On British Railways, the first of these new engines were fitted and trialled in one of the Western Region’s Swindon built “Warship” Class diesel-hydraulic locos – No. D830 ‘Majestic. The “Ventura” engines were also retro-fitted to 20 of the North British Bo-Bo diesel-electrics, developing 1,350-hp at 1,500 rev/min engines, following the disappointing service experience with the locomotives’ original power units.
One of the NBL built Type 2 engines after refitting with Paxman engines proved much more successful.
Another order from British Railways, was for power unist for the last diesel-hydraulic type used on the Western Region – the Class 14 0-6-0 – together with 6-cylinder versions for the Southern Region’s “Electro-Diesels”.
Class 14 – The last Main Line Diesel Hydraulics
The experience with the “Ventura” design also provided background for the next step in the development of the Paxman range. Paxmans’ working with British Railways and the MOD (Royal Navy), a new range of high-speed diesels, in the shape of the “Valenta” series were created. These new engines were the same size and shape as the “Ventura”, but although of the same bore and stroke, gave 40% – 50% more horsepower.
The heart of high-speed, the Paxman Valenta engine. Powerful and efficient too – a good combination for rail traction use.
It was these engines that were fitted to the HST, IC125, high speed trains that provided the mainstay for British Rail’s express passenger services for more than 45 years. Some are of course still in service today.
On the Western Region, the HST sets – or IC125s were the mainstay of high-speed services. This is a typical view of 253003 running through Sonning Cutting between Reading and London Paddington. Photo; British Rail
The prototype HST was fitted with a 12 -cyl. Valenta 12 RP200L, charge-air cooled engine developing 2,250 bhp (UIC) at 1,500 rev/min.
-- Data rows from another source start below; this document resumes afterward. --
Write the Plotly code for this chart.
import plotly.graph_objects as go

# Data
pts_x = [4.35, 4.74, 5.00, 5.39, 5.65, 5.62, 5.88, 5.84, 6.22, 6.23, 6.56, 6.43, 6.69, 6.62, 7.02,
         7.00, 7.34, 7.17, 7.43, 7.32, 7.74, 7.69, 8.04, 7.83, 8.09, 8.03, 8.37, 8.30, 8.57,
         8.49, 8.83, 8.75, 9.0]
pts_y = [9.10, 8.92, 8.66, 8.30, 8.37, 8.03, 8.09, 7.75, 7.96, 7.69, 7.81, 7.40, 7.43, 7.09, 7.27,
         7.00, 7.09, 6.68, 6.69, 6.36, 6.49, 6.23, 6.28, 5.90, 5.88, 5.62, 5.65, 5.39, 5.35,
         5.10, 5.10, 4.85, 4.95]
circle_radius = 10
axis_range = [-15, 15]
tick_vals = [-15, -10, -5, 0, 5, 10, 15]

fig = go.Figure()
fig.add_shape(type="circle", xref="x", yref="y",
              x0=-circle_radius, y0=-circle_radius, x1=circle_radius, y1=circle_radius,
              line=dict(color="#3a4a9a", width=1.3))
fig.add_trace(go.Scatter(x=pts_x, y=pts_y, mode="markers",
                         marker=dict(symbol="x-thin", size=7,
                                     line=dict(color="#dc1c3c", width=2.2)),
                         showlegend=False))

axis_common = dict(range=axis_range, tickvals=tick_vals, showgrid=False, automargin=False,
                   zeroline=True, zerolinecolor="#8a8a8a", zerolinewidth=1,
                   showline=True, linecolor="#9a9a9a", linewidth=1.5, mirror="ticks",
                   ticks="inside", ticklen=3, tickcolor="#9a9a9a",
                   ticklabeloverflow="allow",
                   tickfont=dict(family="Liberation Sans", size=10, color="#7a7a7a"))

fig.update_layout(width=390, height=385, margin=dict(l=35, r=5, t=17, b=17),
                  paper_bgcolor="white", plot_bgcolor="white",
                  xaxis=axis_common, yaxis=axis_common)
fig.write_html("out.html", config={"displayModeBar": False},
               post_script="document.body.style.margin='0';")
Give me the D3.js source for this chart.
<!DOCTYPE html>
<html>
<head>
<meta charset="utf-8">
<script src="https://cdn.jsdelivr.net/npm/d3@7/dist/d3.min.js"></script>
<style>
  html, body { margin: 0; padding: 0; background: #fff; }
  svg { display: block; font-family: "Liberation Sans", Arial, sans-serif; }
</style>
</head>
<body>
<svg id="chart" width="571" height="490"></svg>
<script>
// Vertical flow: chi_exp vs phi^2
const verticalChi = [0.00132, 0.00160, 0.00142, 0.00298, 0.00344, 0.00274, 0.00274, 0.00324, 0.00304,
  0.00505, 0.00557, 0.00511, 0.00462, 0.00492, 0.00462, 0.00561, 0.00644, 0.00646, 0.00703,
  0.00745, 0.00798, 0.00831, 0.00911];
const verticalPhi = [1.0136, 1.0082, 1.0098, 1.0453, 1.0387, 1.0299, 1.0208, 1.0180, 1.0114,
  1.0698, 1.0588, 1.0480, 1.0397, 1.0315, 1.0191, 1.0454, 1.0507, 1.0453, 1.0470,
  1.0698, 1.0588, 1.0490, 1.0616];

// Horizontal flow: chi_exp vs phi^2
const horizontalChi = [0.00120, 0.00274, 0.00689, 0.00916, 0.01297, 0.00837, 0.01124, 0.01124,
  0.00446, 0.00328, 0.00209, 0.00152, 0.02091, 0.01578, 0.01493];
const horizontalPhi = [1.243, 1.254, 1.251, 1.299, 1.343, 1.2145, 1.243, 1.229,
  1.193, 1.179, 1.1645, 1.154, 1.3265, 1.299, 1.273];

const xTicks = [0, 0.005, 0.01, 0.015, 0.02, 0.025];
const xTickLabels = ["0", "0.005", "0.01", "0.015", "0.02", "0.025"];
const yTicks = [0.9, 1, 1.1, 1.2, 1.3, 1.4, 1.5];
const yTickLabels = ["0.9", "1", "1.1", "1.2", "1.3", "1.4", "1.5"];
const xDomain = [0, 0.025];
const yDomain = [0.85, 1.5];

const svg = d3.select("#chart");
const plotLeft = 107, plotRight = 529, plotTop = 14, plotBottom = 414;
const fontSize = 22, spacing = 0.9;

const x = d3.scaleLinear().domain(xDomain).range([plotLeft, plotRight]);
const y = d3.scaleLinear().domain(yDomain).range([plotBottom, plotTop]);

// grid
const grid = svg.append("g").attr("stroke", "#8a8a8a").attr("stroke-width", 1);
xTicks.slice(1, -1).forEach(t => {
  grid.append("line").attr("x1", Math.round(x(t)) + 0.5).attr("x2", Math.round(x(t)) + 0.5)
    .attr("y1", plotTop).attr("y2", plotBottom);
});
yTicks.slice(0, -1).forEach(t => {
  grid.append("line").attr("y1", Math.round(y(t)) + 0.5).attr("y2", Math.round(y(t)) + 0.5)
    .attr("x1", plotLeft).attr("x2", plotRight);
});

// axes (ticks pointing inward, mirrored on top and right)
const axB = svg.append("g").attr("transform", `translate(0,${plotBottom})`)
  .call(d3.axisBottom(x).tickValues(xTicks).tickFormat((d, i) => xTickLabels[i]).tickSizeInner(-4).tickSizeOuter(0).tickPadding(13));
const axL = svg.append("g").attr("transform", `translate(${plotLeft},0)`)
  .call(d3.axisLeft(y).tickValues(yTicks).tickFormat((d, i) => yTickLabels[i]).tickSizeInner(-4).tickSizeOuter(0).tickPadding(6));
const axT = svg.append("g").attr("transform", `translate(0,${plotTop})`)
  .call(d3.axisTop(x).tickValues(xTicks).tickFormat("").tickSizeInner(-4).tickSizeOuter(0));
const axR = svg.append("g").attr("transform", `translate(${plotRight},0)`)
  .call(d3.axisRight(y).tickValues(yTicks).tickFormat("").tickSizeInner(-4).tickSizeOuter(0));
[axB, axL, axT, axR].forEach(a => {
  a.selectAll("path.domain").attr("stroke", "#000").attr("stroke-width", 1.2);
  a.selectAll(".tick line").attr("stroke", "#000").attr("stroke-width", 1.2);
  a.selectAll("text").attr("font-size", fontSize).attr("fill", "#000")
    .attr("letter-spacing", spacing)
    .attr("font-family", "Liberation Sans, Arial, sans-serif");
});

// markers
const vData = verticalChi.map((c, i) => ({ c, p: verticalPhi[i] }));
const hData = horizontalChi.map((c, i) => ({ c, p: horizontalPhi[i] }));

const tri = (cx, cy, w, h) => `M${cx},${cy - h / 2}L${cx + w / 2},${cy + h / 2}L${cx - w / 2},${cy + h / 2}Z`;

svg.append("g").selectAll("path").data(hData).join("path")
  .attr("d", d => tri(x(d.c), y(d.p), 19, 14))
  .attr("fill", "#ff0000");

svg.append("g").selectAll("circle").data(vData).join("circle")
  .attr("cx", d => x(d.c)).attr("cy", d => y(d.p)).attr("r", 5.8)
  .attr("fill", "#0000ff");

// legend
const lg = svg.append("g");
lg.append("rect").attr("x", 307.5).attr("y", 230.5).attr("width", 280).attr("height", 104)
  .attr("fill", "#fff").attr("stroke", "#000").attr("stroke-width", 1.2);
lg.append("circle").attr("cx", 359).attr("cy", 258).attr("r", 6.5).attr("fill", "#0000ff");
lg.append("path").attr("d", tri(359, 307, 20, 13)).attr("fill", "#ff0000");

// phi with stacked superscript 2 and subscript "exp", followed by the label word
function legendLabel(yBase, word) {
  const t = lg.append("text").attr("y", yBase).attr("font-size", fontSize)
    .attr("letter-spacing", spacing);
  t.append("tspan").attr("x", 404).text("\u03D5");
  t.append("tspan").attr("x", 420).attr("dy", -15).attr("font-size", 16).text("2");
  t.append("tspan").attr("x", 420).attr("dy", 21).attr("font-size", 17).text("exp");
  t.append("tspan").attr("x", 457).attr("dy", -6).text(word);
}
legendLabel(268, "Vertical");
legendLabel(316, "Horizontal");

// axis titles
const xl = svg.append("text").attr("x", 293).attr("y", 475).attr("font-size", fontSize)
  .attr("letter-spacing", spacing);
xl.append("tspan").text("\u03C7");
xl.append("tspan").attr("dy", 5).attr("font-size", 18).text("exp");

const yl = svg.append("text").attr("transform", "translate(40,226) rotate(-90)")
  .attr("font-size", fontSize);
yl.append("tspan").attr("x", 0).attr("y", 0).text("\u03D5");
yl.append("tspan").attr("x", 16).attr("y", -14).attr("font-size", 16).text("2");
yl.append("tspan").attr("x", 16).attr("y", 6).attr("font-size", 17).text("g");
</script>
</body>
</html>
Announced in 1970, the production sets would consist of a pair of power cars equipped with these powerful diesels at eaither end of a 7-car formation of Mark III coaches, which included two catering vehicles. British Rail’s plan was to order 150 of these trains over a 5-year period, which it was suggested could be extended to 10 years up to 1985, starting in 1975. They were set to work on both the London to Cardiff and London to Newcastle routes.
This diagram shows the compact layout of the prototype HST power car. The buffers were of course not used on the production series.
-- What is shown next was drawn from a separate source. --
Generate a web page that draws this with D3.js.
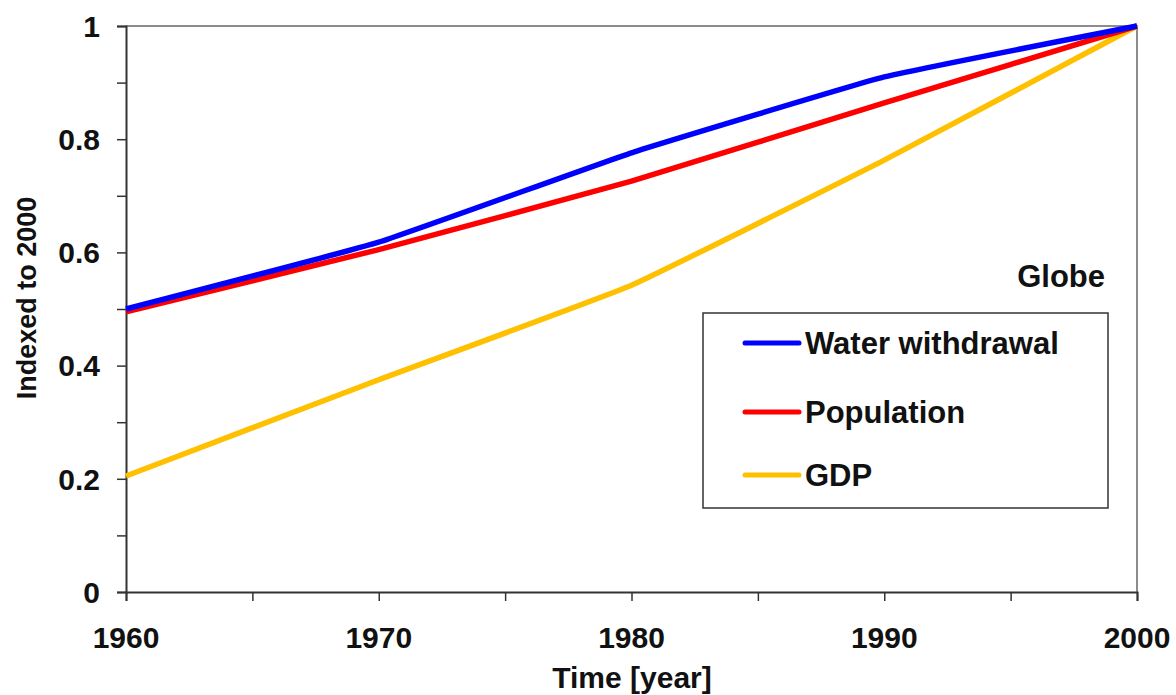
<!DOCTYPE html>
<html><head><meta charset="utf-8">
<script src="https://cdn.jsdelivr.net/npm/d3@7"></script>
<style>body{margin:0;background:#fff}svg{display:block}text{font-family:"Liberation Sans",Arial,sans-serif;font-weight:bold;fill:#111}</style>
</head><body>
<script>
const years = [1960, 1970, 1980, 1990, 2000];
const waterWithdrawal = [0.500, 0.618, 0.776, 0.910, 1.000];
const population = [0.495, 0.605, 0.726, 0.864, 1.000];
const gdp = [0.205, 0.375, 0.542, 0.763, 1.000];
const seriesNames = ["Water withdrawal", "Population", "GDP"];
const seriesColors = ["#0000ff", "#ff0000", "#ffc000"];
const xTickLabels = [1960, 1970, 1980, 1990, 2000];
const yTickLabels = [0, 0.2, 0.4, 0.6, 0.8, 1];

const W = 1176, H = 695;
const svg = d3.select("body").append("svg").attr("width", W).attr("height", H);
const x = d3.scaleLinear().domain([1960, 2000]).range([126, 1137]);
const y = d3.scaleLinear().domain([0, 1]).range([592, 26]);

// frame top/right
svg.append("path").attr("d", `M${x(1960)},${y(1)}H${x(2000)}V${y(0)}`)
  .attr("fill", "none").attr("stroke", "#8c8c8c").attr("stroke-width", 2);

// y axis
const yAxis = svg.append("g").attr("transform", `translate(${x(1960)},0)`)
  .call(d3.axisLeft(y).tickValues(d3.range(0, 1.01, 0.1)).tickSize(9).tickFormat(""));
yAxis.select(".domain").attr("stroke", "#333").attr("stroke-width", 2);
yAxis.selectAll(".tick line").attr("stroke", "#333").attr("stroke-width", 1.5);
svg.append("g").selectAll("text").data(yTickLabels).join("text")
  .attr("x", 100).attr("y", d => y(d)).attr("dy", "0.36em")
  .attr("text-anchor", "end").attr("font-size", 30).text(d => d3.format("")(d));

// x axis
const xAxis = svg.append("g").attr("transform", `translate(0,${y(0)})`)
  .call(d3.axisBottom(x).tickValues(d3.range(1960, 2001, 5)).tickSize(9).tickFormat(""));
xAxis.select(".domain").attr("stroke", "#333").attr("stroke-width", 2);
xAxis.selectAll(".tick line").attr("stroke", "#333").attr("stroke-width", 1.5);
svg.append("g").selectAll("text").data(xTickLabels).join("text")
  .attr("x", d => x(d)).attr("y", 648)
  .attr("text-anchor", "middle").attr("font-size", 30).text(d => d);

// titles
svg.append("text").attr("x", 632).attr("y", 688).attr("text-anchor", "middle")
  .attr("font-size", 30).text("Time [year]");
svg.append("text").attr("transform", "translate(36,298) rotate(-90)").attr("text-anchor", "middle")
  .attr("font-size", 27).text("Indexed to 2000");

// lines
const allSeries = [waterWithdrawal, population, gdp];
const line = d3.line().x((d, i) => x(years[i])).y(d => y(d)).curve(d3.curveCardinal.tension(0.7));
[2, 1, 0].forEach(k => {
  svg.append("path").datum(allSeries[k]).attr("d", line)
    .attr("fill", "none").attr("stroke", seriesColors[k]).attr("stroke-width", 5.5)
    .attr("stroke-linejoin", "round");
});

// Globe label
svg.append("text").attr("x", 1105).attr("y", 287).attr("text-anchor", "end")
  .attr("font-size", 31).text("Globe");

// legend
svg.append("rect").attr("x", 703).attr("y", 313).attr("width", 405).attr("height", 195)
  .attr("fill", "#fff").attr("stroke", "#333").attr("stroke-width", 1.5);
const legY = [343, 412, 475];
seriesNames.forEach((n, i) => {
  svg.append("line").attr("x1", 745).attr("x2", 799).attr("y1", legY[i]).attr("y2", legY[i])
    .attr("stroke", seriesColors[i]).attr("stroke-width", 5).attr("stroke-linecap", "round");
  svg.append("text").attr("x", 805).attr("y", legY[i]).attr("dy", "0.36em")
    .attr("font-size", 31).text(n);
});
</script>
</body></html>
In their HST guise, Paxman’s “Valenta” engines were definitely at the top of the tree. They achieved no less than three world speed records. The first was on 12th June 1973, when the prototype reached a speed of 143.2 mph between Northallerton and Thirsk on the East Coast main line. The second, 22 years later, when on 27th September 1985 the Tyne-Tees Pullman, with Paxman power ran from Newcastle to London King’s Cross (268 miles) in under 2 hours 20 minutes, achieving a start to stop average speed of 115.4 mph. Finally, just two years later in 1987, with power cars 43102 and 43104, the world speed record for diesel traction was broken again. Over a measured mile between York and Northallerton, a speed of 148 mph was recorded, with peaks at just under 150 mph.
Still on active service in the 1990s, 43113 is seen here running through the approaches to Edinburgh Waverley, but westbound through Prines Street Gardens. (c) RPBradley
The longevity of their success suggests that Paxman high-speed diesels were probably the finest diesel power plant designed and operated on rail.